◆ WORK REQUIRED: Copy out the data exactly, leaving the pictures behind.

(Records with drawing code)
##############################

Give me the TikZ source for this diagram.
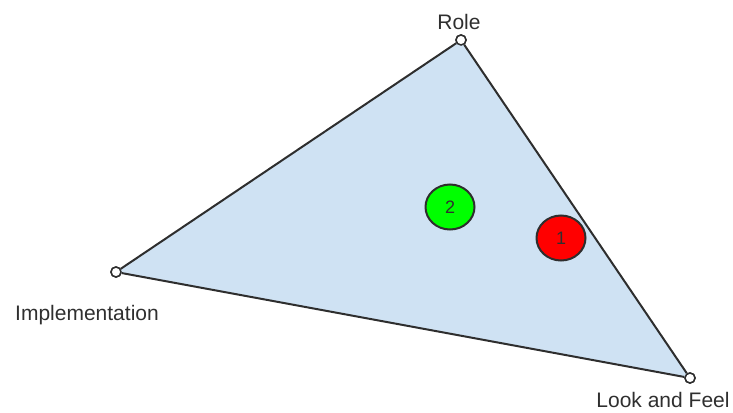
\documentclass[tikz,border=0pt]{standalone}
\usepackage{fontspec}
\setmainfont{Liberation Sans}
\usetikzlibrary{shapes.geometric}

\definecolor{areablue}{HTML}{CFE2F3}
\definecolor{edgegray}{HTML}{2E2E2E}
\definecolor{textgray}{HTML}{2F2F2F}

\begin{document}
\begin{tikzpicture}[
    x=0.5pt, y=-0.5pt,
    corner/.style={circle, draw=edgegray, fill=white, line width=0.75pt, inner sep=0pt, minimum size=5pt},
    edge/.style={draw=edgegray, line width=1pt},
    label/.style={text=textgray, font=\fontsize{10.5}{12}\selectfont},
    marker/.style={ellipse, draw=edgegray, line width=1pt, minimum width=24.5pt, minimum height=22.5pt, inner sep=0pt, text=textgray, font=\fontsize{9}{10}\selectfont}
]
\useasboundingbox (0,0) rectangle (733,412);

% Corners
\node[corner] (role) at (461,40) {};
\node[corner] (impl) at (116,272) {};
\node[corner] (laf) at (690,378) {};

% Area and sides
\fill[areablue] (role.center) -- (laf.center) -- (impl.center) -- cycle;
\draw[edge] (impl) -- (role);
\draw[edge] (role) -- (laf);
\draw[edge] (laf) -- (impl);
\node[corner] at (role) {};
\node[corner] at (impl) {};
\node[corner] at (laf) {};

% Labels
\node[label] (rolelbl) at (459,22) {Role};
\node[label] (impllbl) at (87,315) {Implementation};
\node[label] (laflbl) at (663,400) {Look and Feel};

% Markers
\node[marker, fill=green] (two) at (450,207) {2};
\node[marker, fill=red] (one) at (561,238) {1};

\end{tikzpicture}
\end{document}
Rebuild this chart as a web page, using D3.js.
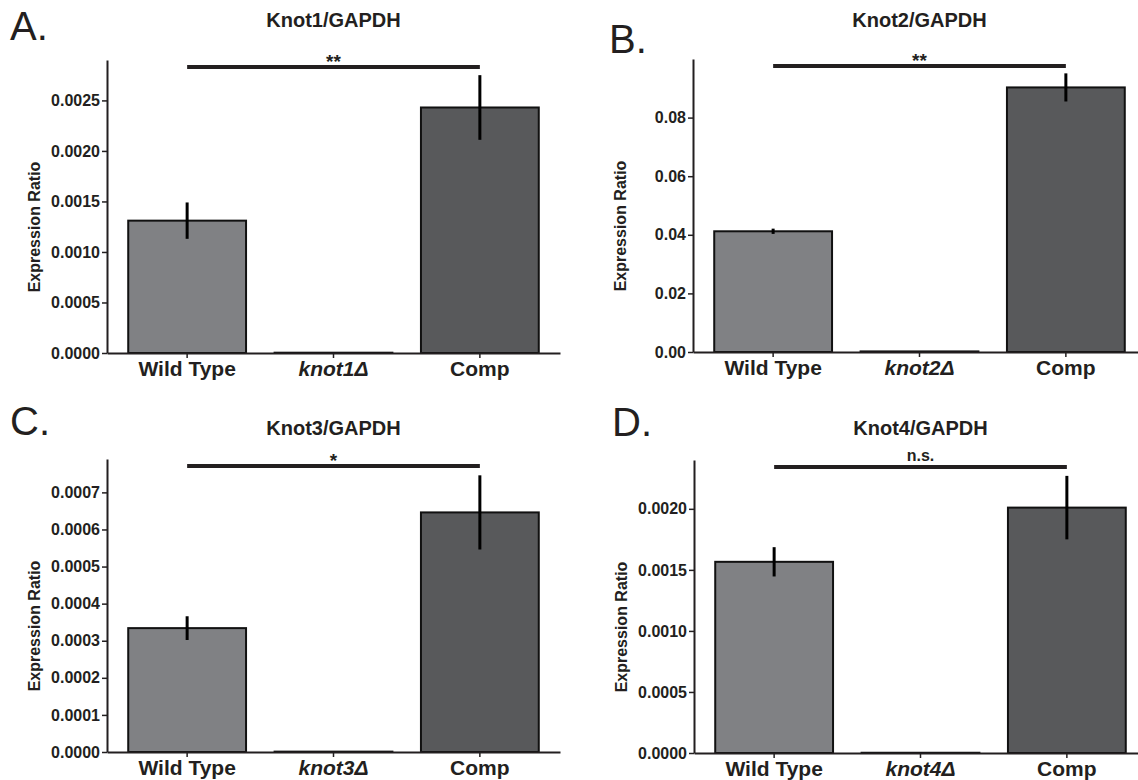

##############################

◆ COMPLETE ANSWER:
Give me the TikZ source for this diagram.
\documentclass[tikz,border=0pt]{standalone}
\usepackage{fontspec}
\setmainfont{Liberation Sans}
\usetikzlibrary{shapes.geometric}

\definecolor{areablue}{HTML}{CFE2F3}
\definecolor{edgegray}{HTML}{2E2E2E}
\definecolor{textgray}{HTML}{2F2F2F}

\begin{document}
\begin{tikzpicture}[
    x=0.5pt, y=-0.5pt,
    corner/.style={circle, draw=edgegray, fill=white, line width=0.75pt, inner sep=0pt, minimum size=5pt},
    edge/.style={draw=edgegray, line width=1pt},
    label/.style={text=textgray, font=\fontsize{10.5}{12}\selectfont},
    marker/.style={ellipse, draw=edgegray, line width=1pt, minimum width=24.5pt, minimum height=22.5pt, inner sep=0pt, text=textgray, font=\fontsize{9}{10}\selectfont}
]
\useasboundingbox (0,0) rectangle (733,412);

% Corners
\node[corner] (role) at (461,40) {};
\node[corner] (impl) at (116,272) {};
\node[corner] (laf) at (690,378) {};

% Area and sides
\fill[areablue] (role.center) -- (laf.center) -- (impl.center) -- cycle;
\draw[edge] (impl) -- (role);
\draw[edge] (role) -- (laf);
\draw[edge] (laf) -- (impl);
\node[corner] at (role) {};
\node[corner] at (impl) {};
\node[corner] at (laf) {};

% Labels
\node[label] (rolelbl) at (459,22) {Role};
\node[label] (impllbl) at (87,315) {Implementation};
\node[label] (laflbl) at (663,400) {Look and Feel};

% Markers
\node[marker, fill=green] (two) at (450,207) {2};
\node[marker, fill=red] (one) at (561,238) {1};

\end{tikzpicture}
\end{document}
Rebuild this chart as a web page, using D3.js.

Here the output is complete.